You've been doing it since you were a little kid. On a cold winter day, you take a deep breath, let it go, and watch big foggy billows come out of your mouth and float away. It's like you're making clouds! But why doing it happen? Why can you see your breath when it's cold out?
Well, it's because the moisture in your breath is experiencing a rapid change in dew point. Dew point is the temperature at which water vapour starts to condense out of the air and forms a liquid just like the dew on your front lawn. When air's warm, like in the summer or inside your body, the dew points are high because heat makes water molecules move around fast and turn in to gas. So warmer air can hold more water, that's why you get so muggy in the summer. But cold air slows these molecules way down and they begin to condense. As a result, lower temperatures often mean less moisture in the air.
Now our lungs, no matter what time of the year, are kinda like Georgia in July – warm and muggy. When you exhale, the air leaving your body is actually completely saturated with moisture. That means the relative humidity of your breath is 100%. And when the water vapour in this warm, sultry, saturated air strikes the cold air, those water molecules slow down and quickly condense in to liquid. It's the same mechanism that causes fog. Masses of warm, humid air striking cold air causing condensation.

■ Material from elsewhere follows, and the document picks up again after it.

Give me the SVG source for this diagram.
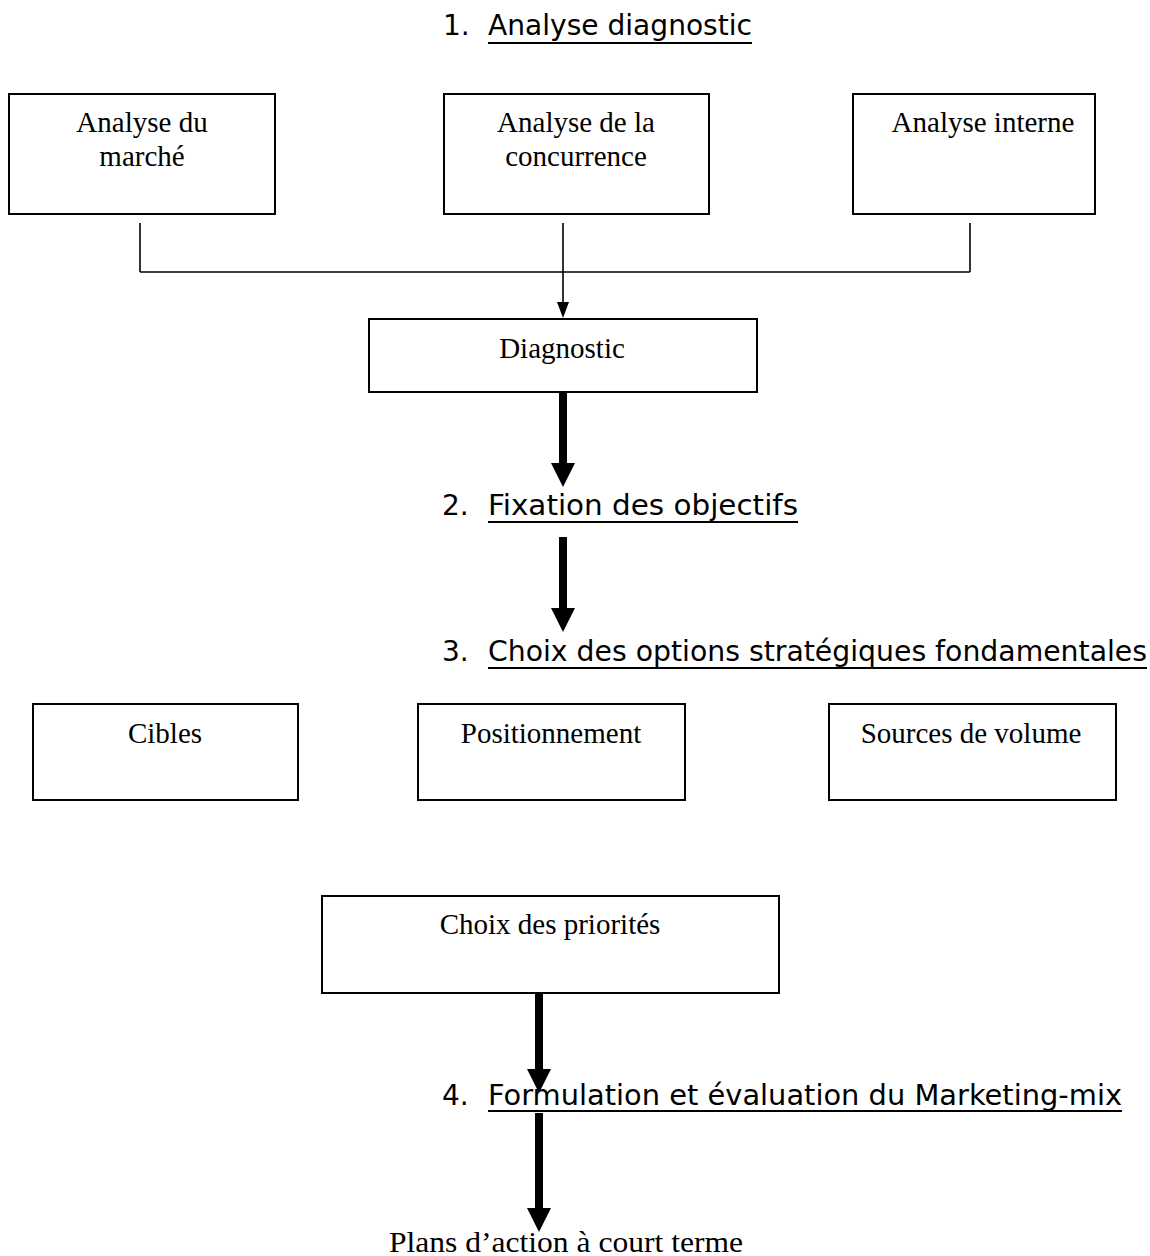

But here's the thing: in order to condense, those molecules need something to stick to. So they actually attach themselves to tiny particles in your breath called 'condensation nuclei', or even 'cloud seeds'. These provide a solid platform for water vapour to condense into a droplet and your cloud seeds are composed of all kinds of things. Soot, dust, cell particles from your lungs, even bits of your proteins and DNA. In fact, scientists are developing a way to analyze our exhaled breath condensate, or EBC as it's called, to look for the presence of air pollutants or signs of respiratory illness. But when you see your breath on a cold day, it's born from the same phenomena that form clouds and fog and dew.